Whether they competed years ago or are suiting up for the first time in London, the women featured here are bound together by their talent, determination, and passion for their respective sports. And they are part of an ongoing narrative going back decades. Like Nancy Lieberman, the basketball star who was part of the USA's silver medal-winning 1976 squad in Montreal, the first year women's basketball was included as an Olympic event. Or Claressa Shields, who will represent the USA in London as part of our country's first-ever women's boxing team. She is 17.

The basketball coach Lin Dunn puts it this way: "I'm thrilled now to see some of these young women that have benefited from the work through the last forty, fifty years of women who just wouldn't go away."
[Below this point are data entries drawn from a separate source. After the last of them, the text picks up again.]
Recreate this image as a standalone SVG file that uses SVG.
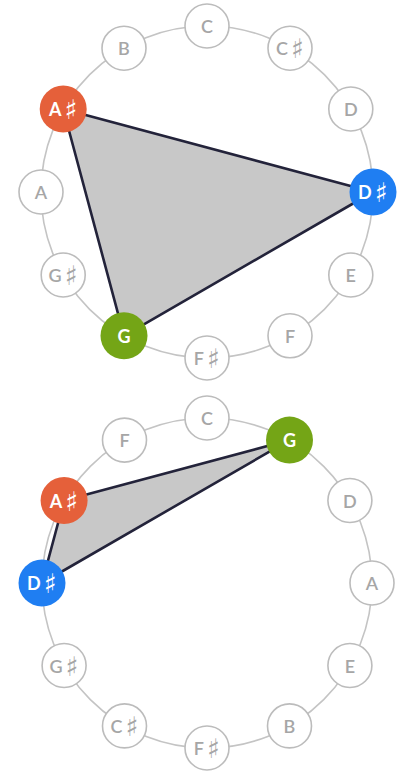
<svg xmlns="http://www.w3.org/2000/svg" width="403" height="774" viewBox="0 0 403 774">
<style>
.ring{fill:none;stroke:#c4c4c4;stroke-width:1.6}
.tri{fill:#c8c8c8;stroke:#23233a;stroke-width:2.6;stroke-linejoin:round}
.n circle{fill:#fff;stroke:#bcbcbc;stroke-width:1.6}
.n text{font-family:Lato,"DejaVu Sans",sans-serif;font-size:18px;font-weight:600;fill:#a6a6a6;text-anchor:middle;dominant-baseline:central}
.c text{font-family:Lato,"DejaVu Sans",sans-serif;font-size:18px;font-weight:700;fill:#fff;text-anchor:middle;dominant-baseline:central}
.s{font-family:"DejaVu Sans",sans-serif;font-size:27px;font-weight:400}
.red{fill:#e5603a}.blue{fill:#1f7ef2}.green{fill:#74a516}
</style>
<rect width="403" height="774" fill="#fff"/>
<g id="connectors">
<circle class="ring" cx="207" cy="192" r="166"/>
<circle class="ring" cx="207" cy="583" r="165"/>
<polygon class="tri" points="63.2,109 373,192 124,335.8"/>
<polygon class="tri" points="64.1,500.5 289.5,440.1 42,583"/>
</g>
<g id="top">
<g id="t-C" class="n"><circle cx="207" cy="26" r="22"/><text x="207" y="26">C</text></g>
<g id="t-Cs" class="n"><circle cx="290" cy="48.2" r="22"/><text x="290" y="48.2">C<tspan class="s" dx="3">♯</tspan></text></g>
<g id="t-D" class="n"><circle cx="350.8" cy="109" r="22"/><text x="350.8" y="109">D</text></g>
<g id="t-Ds" class="c"><circle class="blue" cx="373" cy="192" r="23.5"/><text x="373" y="192">D<tspan class="s" dx="3">♯</tspan></text></g>
<g id="t-E" class="n"><circle cx="350.8" cy="275" r="22"/><text x="350.8" y="275">E</text></g>
<g id="t-F" class="n"><circle cx="290" cy="335.8" r="22"/><text x="290" y="335.8">F</text></g>
<g id="t-Fs" class="n"><circle cx="207" cy="358" r="22"/><text x="207" y="358">F<tspan class="s" dx="3">♯</tspan></text></g>
<g id="t-G" class="c"><circle class="green" cx="124" cy="335.8" r="23.5"/><text x="124" y="335.8">G</text></g>
<g id="t-Gs" class="n"><circle cx="63.2" cy="275" r="22"/><text x="63.2" y="275">G<tspan class="s" dx="3">♯</tspan></text></g>
<g id="t-A" class="n"><circle cx="41" cy="192" r="22"/><text x="41" y="192">A</text></g>
<g id="t-As" class="c"><circle class="red" cx="63.2" cy="109" r="23.5"/><text x="63.2" y="109">A<tspan class="s" dx="3">♯</tspan></text></g>
<g id="t-B" class="n"><circle cx="124" cy="48.2" r="22"/><text x="124" y="48.2">B</text></g>
</g>
<g id="bottom">
<g id="b-C" class="n"><circle cx="207" cy="418" r="22"/><text x="207" y="418">C</text></g>
<g id="b-G" class="c"><circle class="green" cx="289.5" cy="440.1" r="23.5"/><text x="289.5" y="440.1">G</text></g>
<g id="b-D" class="n"><circle cx="349.9" cy="500.5" r="22"/><text x="349.9" y="500.5">D</text></g>
<g id="b-A" class="n"><circle cx="372" cy="583" r="22"/><text x="372" y="583">A</text></g>
<g id="b-E" class="n"><circle cx="349.9" cy="665.5" r="22"/><text x="349.9" y="665.5">E</text></g>
<g id="b-B" class="n"><circle cx="289.5" cy="725.9" r="22"/><text x="289.5" y="725.9">B</text></g>
<g id="b-Fs" class="n"><circle cx="207" cy="748" r="22"/><text x="207" y="748">F<tspan class="s" dx="3">♯</tspan></text></g>
<g id="b-Cs" class="n"><circle cx="124.5" cy="725.9" r="22"/><text x="124.5" y="725.9">C<tspan class="s" dx="3">♯</tspan></text></g>
<g id="b-Gs" class="n"><circle cx="64.1" cy="665.5" r="22"/><text x="64.1" y="665.5">G<tspan class="s" dx="3">♯</tspan></text></g>
<g id="b-Ds" class="c"><circle class="blue" cx="42" cy="583" r="23.5"/><text x="42" y="583">D<tspan class="s" dx="3">♯</tspan></text></g>
<g id="b-As" class="c"><circle class="red" cx="64.1" cy="500.5" r="23.5"/><text x="64.1" y="500.5">A<tspan class="s" dx="3">♯</tspan></text></g>
<g id="b-F" class="n"><circle cx="124.5" cy="440.1" r="22"/><text x="124.5" y="440.1">F</text></g>
</g>
</svg>
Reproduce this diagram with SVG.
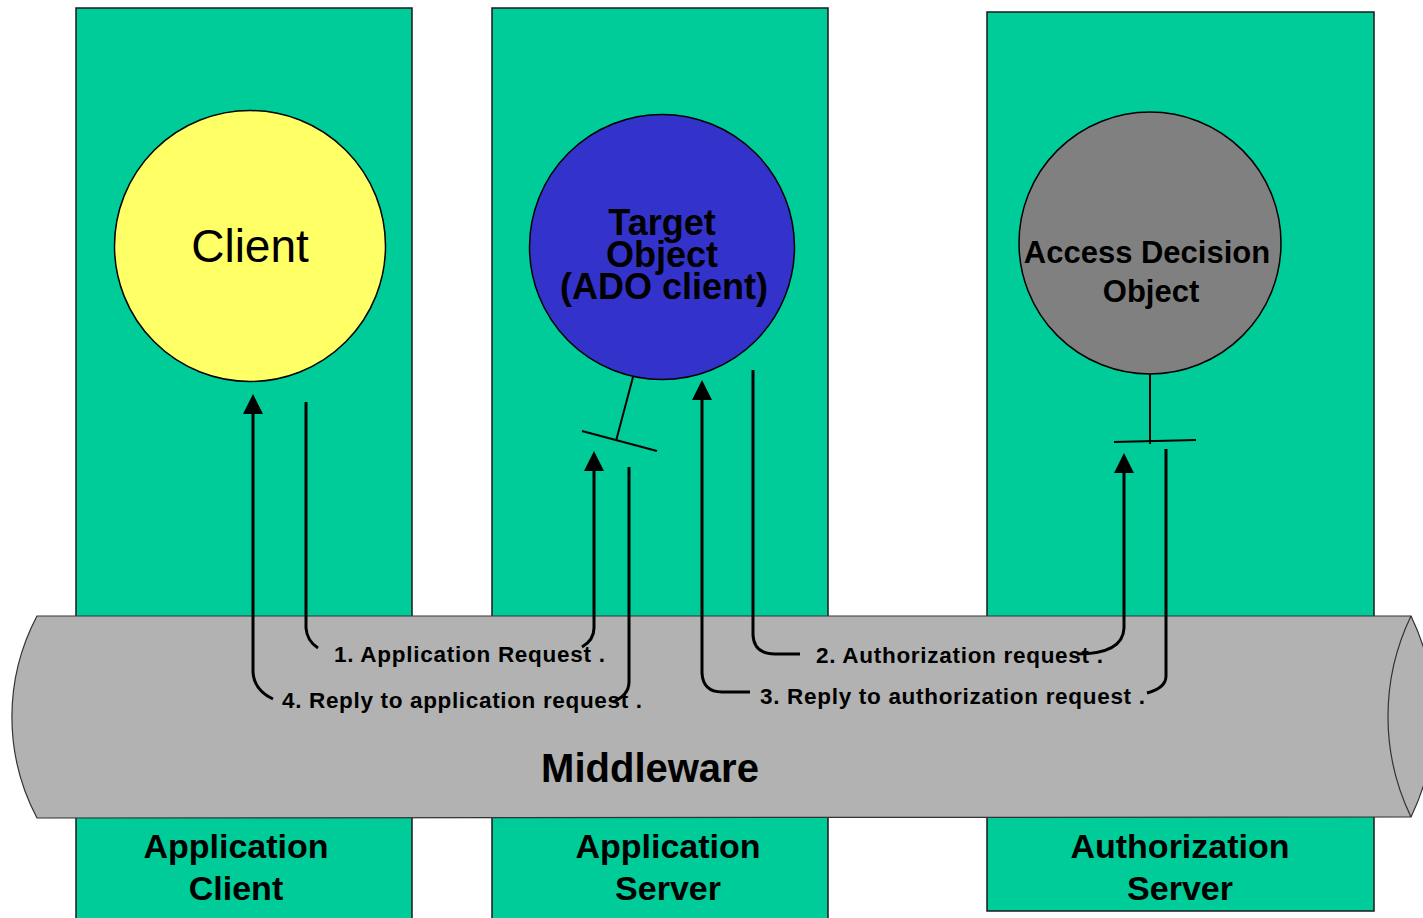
<svg xmlns="http://www.w3.org/2000/svg" width="1423" height="918" viewBox="0 0 1423 918">
  <style>
    .host { fill: #00CC99; stroke: #1a1a1a; stroke-width: 1.5; }
    .obj { stroke: #000; stroke-width: 1.5; }
    .pipe { fill: #B2B2B2; stroke: #333; stroke-width: 1.2; }
    .flow { fill: none; stroke: #000; stroke-width: 3; }
    .lolli { fill: none; stroke: #000; stroke-width: 2; }
    text { font-family: "Liberation Sans", Arial, sans-serif; fill: #000; text-anchor: middle; }
    .b { font-weight: bold; }
    .msg { font-size: 22.5px; font-weight: bold; text-anchor: start; }
    .host-label { font-size: 34px; font-weight: bold; }
  </style>
  <defs>
    <marker id="head" markerUnits="userSpaceOnUse" markerWidth="20" markerHeight="20" refX="0" refY="10" orient="auto">
      <path d="M0,0 L20,10 L0,20 Z" fill="#000"/>
    </marker>
  </defs>

  <rect width="1423" height="918" fill="#fff"/>

  <!-- host columns -->
  <g id="app-client">
    <rect class="host" x="76" y="8" width="336" height="915"/>
    <text class="host-label" x="236" y="858">Application</text>
    <text class="host-label" x="236" y="900">Client</text>
  </g>
  <g id="app-server">
    <rect class="host" x="492" y="8" width="336" height="915"/>
    <text class="host-label" x="668" y="858">Application</text>
    <text class="host-label" x="668" y="900">Server</text>
  </g>
  <g id="auth-server">
    <rect class="host" x="987" y="12" width="387" height="899"/>
    <text class="host-label" x="1180" y="858">Authorization</text>
    <text class="host-label" x="1180" y="900">Server</text>
  </g>

  <!-- middleware pipe -->
  <g id="middleware">
    <path class="pipe" d="M37,616 L1411,616 A231,231 0 0 1 1411,817 L37,818 A216,216 0 0 1 37,616 Z"/>
    <path class="pipe" fill="none" d="M1411,616 A231,231 0 0 0 1411,817"/>
    <text class="b" x="650" y="782" font-size="40">Middleware</text>
  </g>

  <!-- objects -->
  <g id="client">
    <circle class="obj" cx="250" cy="246" r="135.5" fill="#FFFF66"/>
    <text x="250" y="262" font-size="46">Client</text>
  </g>
  <g id="target-object">
    <circle class="obj" cx="662" cy="247" r="132.5" fill="#3333CC"/>
    <text class="b" font-size="36" x="662" y="235">Target</text>
    <text class="b" font-size="36" x="662" y="267">Object</text>
    <text class="b" font-size="36" x="664" y="299">(ADO client)</text>
    <path class="lolli" d="M633,377 L616,441 M582,431 L657,451"/>
  </g>
  <g id="access-decision-object">
    <circle class="obj" cx="1150" cy="243" r="131" fill="#808080"/>
    <text class="b" font-size="31" x="1147" y="263">Access Decision</text>
    <text class="b" font-size="31" x="1151" y="302">Object</text>
    <path class="lolli" d="M1150,374 L1150,444 M1114,442 L1196,440"/>
  </g>

  <!-- message flows -->
  <g id="connectors">
    <path class="flow" d="M306,402 L306,628 Q307,641 318,648"/>
    <path class="flow" marker-end="url(#head)" d="M582,647 Q594,640 594,628 L594,471"/>

    <path class="flow" marker-end="url(#head)" d="M273,699 Q254,690 253,672 L253,414"/>
    <path class="flow" d="M629,467 L629,682 Q629,695 613,702"/>

    <path class="flow" d="M753,370 L753,635 Q754,654 775,654 L800,654"/>
    <path class="flow" marker-end="url(#head)" d="M1077,654 Q1123,654 1124,628 L1124,473"/>

    <path class="flow" marker-end="url(#head)" d="M750,692 L722,692 Q703,692 702,673 L702,400"/>
    <path class="flow" d="M1166,449 L1166,676 Q1166,688 1147,693"/>
  </g>

  <g id="messages">
    <text class="msg" x="334" y="662" textLength="271" lengthAdjust="spacing">1. Application Request .</text>
    <text class="msg" x="816" y="663" textLength="287" lengthAdjust="spacing">2. Authorization request .</text>
    <text class="msg" x="760" y="704" textLength="385" lengthAdjust="spacing">3. Reply to authorization request .</text>
    <text class="msg" x="282" y="708" textLength="360" lengthAdjust="spacing">4. Reply to application request .</text>
  </g>
</svg>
In addition to spotlighting the demands women athletes have made over the years, Kavitha's piece also illustrates the ways in which the powerful forces of the status quo have worked to stifle and slow down women's efforts. The history of women's sports is filled with fears, rumors, and junk science: including the shibboleth that women are too delicate for contact sports, that they might suffer reproductive damage, or sexually lose control of themselves. Even Baron Pierre de Coubertin, the founder of the modern Olympics, said in 1928 that the exertions that distinguished male athletes were "much to be dreaded" when it came to women.

As silly as these claims sound to us today, they still prevail in many different forms, in countries like Saudi Arabia, which forbids women's participation in national athletics but is sending two female athletes to London in what some critics say is merely a PR move.

"As far as female athletes have come, there's still work to be done," Kavitha writes. In the coming weeks, as the eyes of the world turn to London, we have an amazing opportunity to tap into the spirit of the Games, celebrate the progress women athletes have made so far, and give thanks for the women who just wouldn't go away.